Repeat the data word for word. Do not include the pictures.
───
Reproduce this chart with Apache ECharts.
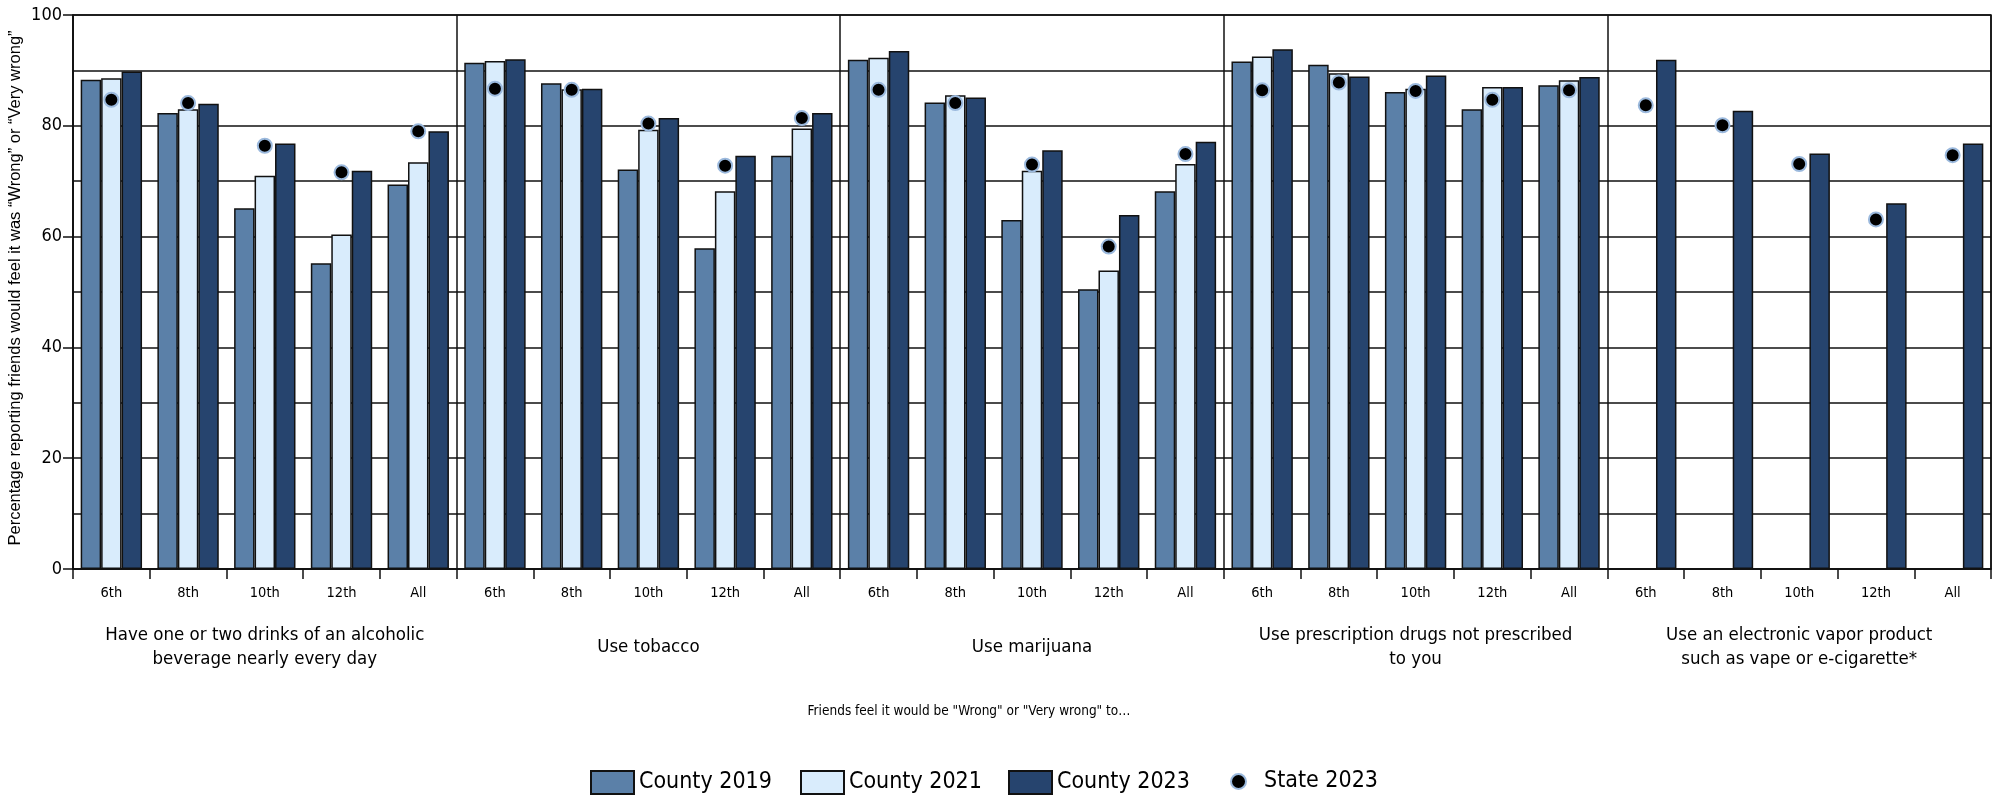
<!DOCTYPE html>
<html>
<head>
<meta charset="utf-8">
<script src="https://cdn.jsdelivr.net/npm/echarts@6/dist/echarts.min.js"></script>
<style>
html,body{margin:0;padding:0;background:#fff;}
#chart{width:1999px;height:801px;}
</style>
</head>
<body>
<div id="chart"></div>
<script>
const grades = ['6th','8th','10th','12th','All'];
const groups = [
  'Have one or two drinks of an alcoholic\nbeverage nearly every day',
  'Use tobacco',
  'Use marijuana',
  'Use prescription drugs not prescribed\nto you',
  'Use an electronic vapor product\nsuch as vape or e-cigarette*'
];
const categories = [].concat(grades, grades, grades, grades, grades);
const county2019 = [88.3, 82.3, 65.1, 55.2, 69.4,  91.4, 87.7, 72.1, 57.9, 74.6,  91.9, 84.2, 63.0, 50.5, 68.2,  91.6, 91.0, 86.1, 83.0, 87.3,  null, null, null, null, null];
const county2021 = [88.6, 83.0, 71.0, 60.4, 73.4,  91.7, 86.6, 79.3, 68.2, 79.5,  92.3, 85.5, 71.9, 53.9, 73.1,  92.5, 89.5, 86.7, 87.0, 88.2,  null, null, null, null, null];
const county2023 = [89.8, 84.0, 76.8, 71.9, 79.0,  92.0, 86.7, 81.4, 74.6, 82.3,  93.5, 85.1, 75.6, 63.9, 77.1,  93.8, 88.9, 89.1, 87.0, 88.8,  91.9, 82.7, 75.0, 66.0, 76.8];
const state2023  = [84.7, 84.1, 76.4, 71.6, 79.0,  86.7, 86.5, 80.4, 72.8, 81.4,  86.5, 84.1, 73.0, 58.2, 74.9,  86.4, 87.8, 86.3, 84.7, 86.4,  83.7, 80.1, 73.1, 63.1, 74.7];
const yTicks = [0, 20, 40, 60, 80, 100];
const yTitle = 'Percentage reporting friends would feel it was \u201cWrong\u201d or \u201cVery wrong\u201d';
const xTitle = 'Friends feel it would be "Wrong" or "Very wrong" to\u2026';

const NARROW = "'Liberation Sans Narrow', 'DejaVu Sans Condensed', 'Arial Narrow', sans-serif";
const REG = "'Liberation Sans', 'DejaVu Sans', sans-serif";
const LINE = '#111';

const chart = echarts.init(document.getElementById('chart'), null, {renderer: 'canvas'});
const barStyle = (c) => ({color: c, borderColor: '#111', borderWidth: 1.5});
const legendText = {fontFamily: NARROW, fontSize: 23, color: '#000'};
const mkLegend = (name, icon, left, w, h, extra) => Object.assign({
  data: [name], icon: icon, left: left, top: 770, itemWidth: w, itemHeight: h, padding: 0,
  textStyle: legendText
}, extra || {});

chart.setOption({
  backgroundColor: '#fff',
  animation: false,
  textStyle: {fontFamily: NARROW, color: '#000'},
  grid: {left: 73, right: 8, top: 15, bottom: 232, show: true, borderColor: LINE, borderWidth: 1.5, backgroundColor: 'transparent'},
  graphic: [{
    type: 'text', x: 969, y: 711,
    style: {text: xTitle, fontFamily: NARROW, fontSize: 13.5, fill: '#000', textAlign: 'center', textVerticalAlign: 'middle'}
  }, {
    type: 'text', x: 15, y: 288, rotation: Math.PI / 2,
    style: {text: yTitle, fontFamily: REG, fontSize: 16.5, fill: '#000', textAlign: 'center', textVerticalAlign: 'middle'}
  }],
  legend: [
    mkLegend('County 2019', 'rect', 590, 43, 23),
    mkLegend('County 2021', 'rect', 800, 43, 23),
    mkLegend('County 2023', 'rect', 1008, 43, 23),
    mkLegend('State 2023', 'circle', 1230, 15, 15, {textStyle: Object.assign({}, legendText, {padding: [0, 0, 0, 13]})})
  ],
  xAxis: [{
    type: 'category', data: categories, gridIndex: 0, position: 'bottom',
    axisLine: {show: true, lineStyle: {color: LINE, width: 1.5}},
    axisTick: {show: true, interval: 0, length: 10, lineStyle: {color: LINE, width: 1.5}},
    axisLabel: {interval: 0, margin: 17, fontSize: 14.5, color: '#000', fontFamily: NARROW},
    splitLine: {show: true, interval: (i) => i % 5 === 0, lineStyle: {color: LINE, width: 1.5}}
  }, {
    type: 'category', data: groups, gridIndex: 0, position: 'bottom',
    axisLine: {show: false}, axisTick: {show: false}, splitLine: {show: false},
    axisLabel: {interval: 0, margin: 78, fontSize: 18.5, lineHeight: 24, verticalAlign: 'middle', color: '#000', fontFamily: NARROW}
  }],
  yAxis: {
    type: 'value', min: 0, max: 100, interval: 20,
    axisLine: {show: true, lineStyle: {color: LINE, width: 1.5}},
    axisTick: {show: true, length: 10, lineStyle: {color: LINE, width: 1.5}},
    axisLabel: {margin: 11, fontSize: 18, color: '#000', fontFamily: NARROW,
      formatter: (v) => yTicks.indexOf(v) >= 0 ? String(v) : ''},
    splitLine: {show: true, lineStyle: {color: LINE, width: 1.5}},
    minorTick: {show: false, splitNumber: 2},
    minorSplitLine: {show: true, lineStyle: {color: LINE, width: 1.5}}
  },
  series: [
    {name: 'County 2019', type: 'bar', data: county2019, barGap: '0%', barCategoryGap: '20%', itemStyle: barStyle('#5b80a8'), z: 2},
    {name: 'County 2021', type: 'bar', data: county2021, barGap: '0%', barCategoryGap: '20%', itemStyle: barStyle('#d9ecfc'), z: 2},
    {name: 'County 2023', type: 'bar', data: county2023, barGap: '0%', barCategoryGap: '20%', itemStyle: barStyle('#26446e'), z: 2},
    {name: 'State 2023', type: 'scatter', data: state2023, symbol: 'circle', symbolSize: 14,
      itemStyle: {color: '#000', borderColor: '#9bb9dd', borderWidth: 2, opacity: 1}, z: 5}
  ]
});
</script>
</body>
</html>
───
** Solution to the exercise **
Reproduce this chart with Apache ECharts.
<!DOCTYPE html>
<html>
<head>
<meta charset="utf-8">
<script src="https://cdn.jsdelivr.net/npm/echarts@6/dist/echarts.min.js"></script>
<style>
html,body{margin:0;padding:0;background:#fff;}
#chart{width:1999px;height:801px;}
</style>
</head>
<body>
<div id="chart"></div>
<script>
const grades = ['6th','8th','10th','12th','All'];
const groups = [
  'Have one or two drinks of an alcoholic\nbeverage nearly every day',
  'Use tobacco',
  'Use marijuana',
  'Use prescription drugs not prescribed\nto you',
  'Use an electronic vapor product\nsuch as vape or e-cigarette*'
];
const categories = [].concat(grades, grades, grades, grades, grades);
const county2019 = [88.3, 82.3, 65.1, 55.2, 69.4,  91.4, 87.7, 72.1, 57.9, 74.6,  91.9, 84.2, 63.0, 50.5, 68.2,  91.6, 91.0, 86.1, 83.0, 87.3,  null, null, null, null, null];
const county2021 = [88.6, 83.0, 71.0, 60.4, 73.4,  91.7, 86.6, 79.3, 68.2, 79.5,  92.3, 85.5, 71.9, 53.9, 73.1,  92.5, 89.5, 86.7, 87.0, 88.2,  null, null, null, null, null];
const county2023 = [89.8, 84.0, 76.8, 71.9, 79.0,  92.0, 86.7, 81.4, 74.6, 82.3,  93.5, 85.1, 75.6, 63.9, 77.1,  93.8, 88.9, 89.1, 87.0, 88.8,  91.9, 82.7, 75.0, 66.0, 76.8];
const state2023  = [84.7, 84.1, 76.4, 71.6, 79.0,  86.7, 86.5, 80.4, 72.8, 81.4,  86.5, 84.1, 73.0, 58.2, 74.9,  86.4, 87.8, 86.3, 84.7, 86.4,  83.7, 80.1, 73.1, 63.1, 74.7];
const yTicks = [0, 20, 40, 60, 80, 100];
const yTitle = 'Percentage reporting friends would feel it was \u201cWrong\u201d or \u201cVery wrong\u201d';
const xTitle = 'Friends feel it would be "Wrong" or "Very wrong" to\u2026';

const NARROW = "'Liberation Sans Narrow', 'DejaVu Sans Condensed', 'Arial Narrow', sans-serif";
const REG = "'Liberation Sans', 'DejaVu Sans', sans-serif";
const LINE = '#111';

const chart = echarts.init(document.getElementById('chart'), null, {renderer: 'canvas'});
const barStyle = (c) => ({color: c, borderColor: '#111', borderWidth: 1.5});
const legendText = {fontFamily: NARROW, fontSize: 23, color: '#000'};
const mkLegend = (name, icon, left, w, h, extra) => Object.assign({
  data: [name], icon: icon, left: left, top: 770, itemWidth: w, itemHeight: h, padding: 0,
  textStyle: legendText
}, extra || {});

chart.setOption({
  backgroundColor: '#fff',
  animation: false,
  textStyle: {fontFamily: NARROW, color: '#000'},
  grid: {left: 73, right: 8, top: 15, bottom: 232, show: true, borderColor: LINE, borderWidth: 1.5, backgroundColor: 'transparent'},
  graphic: [{
    type: 'text', x: 969, y: 711,
    style: {text: xTitle, fontFamily: NARROW, fontSize: 13.5, fill: '#000', textAlign: 'center', textVerticalAlign: 'middle'}
  }, {
    type: 'text', x: 15, y: 288, rotation: Math.PI / 2,
    style: {text: yTitle, fontFamily: REG, fontSize: 16.5, fill: '#000', textAlign: 'center', textVerticalAlign: 'middle'}
  }],
  legend: [
    mkLegend('County 2019', 'rect', 590, 43, 23),
    mkLegend('County 2021', 'rect', 800, 43, 23),
    mkLegend('County 2023', 'rect', 1008, 43, 23),
    mkLegend('State 2023', 'circle', 1230, 15, 15, {textStyle: Object.assign({}, legendText, {padding: [0, 0, 0, 13]})})
  ],
  xAxis: [{
    type: 'category', data: categories, gridIndex: 0, position: 'bottom',
    axisLine: {show: true, lineStyle: {color: LINE, width: 1.5}},
    axisTick: {show: true, interval: 0, length: 10, lineStyle: {color: LINE, width: 1.5}},
    axisLabel: {interval: 0, margin: 17, fontSize: 14.5, color: '#000', fontFamily: NARROW},
    splitLine: {show: true, interval: (i) => i % 5 === 0, lineStyle: {color: LINE, width: 1.5}}
  }, {
    type: 'category', data: groups, gridIndex: 0, position: 'bottom',
    axisLine: {show: false}, axisTick: {show: false}, splitLine: {show: false},
    axisLabel: {interval: 0, margin: 78, fontSize: 18.5, lineHeight: 24, verticalAlign: 'middle', color: '#000', fontFamily: NARROW}
  }],
  yAxis: {
    type: 'value', min: 0, max: 100, interval: 20,
    axisLine: {show: true, lineStyle: {color: LINE, width: 1.5}},
    axisTick: {show: true, length: 10, lineStyle: {color: LINE, width: 1.5}},
    axisLabel: {margin: 11, fontSize: 18, color: '#000', fontFamily: NARROW,
      formatter: (v) => yTicks.indexOf(v) >= 0 ? String(v) : ''},
    splitLine: {show: true, lineStyle: {color: LINE, width: 1.5}},
    minorTick: {show: false, splitNumber: 2},
    minorSplitLine: {show: true, lineStyle: {color: LINE, width: 1.5}}
  },
  series: [
    {name: 'County 2019', type: 'bar', data: county2019, barGap: '0%', barCategoryGap: '20%', itemStyle: barStyle('#5b80a8'), z: 2},
    {name: 'County 2021', type: 'bar', data: county2021, barGap: '0%', barCategoryGap: '20%', itemStyle: barStyle('#d9ecfc'), z: 2},
    {name: 'County 2023', type: 'bar', data: county2023, barGap: '0%', barCategoryGap: '20%', itemStyle: barStyle('#26446e'), z: 2},
    {name: 'State 2023', type: 'scatter', data: state2023, symbol: 'circle', symbolSize: 14,
      itemStyle: {color: '#000', borderColor: '#9bb9dd', borderWidth: 2, opacity: 1}, z: 5}
  ]
});
</script>
</body>
</html>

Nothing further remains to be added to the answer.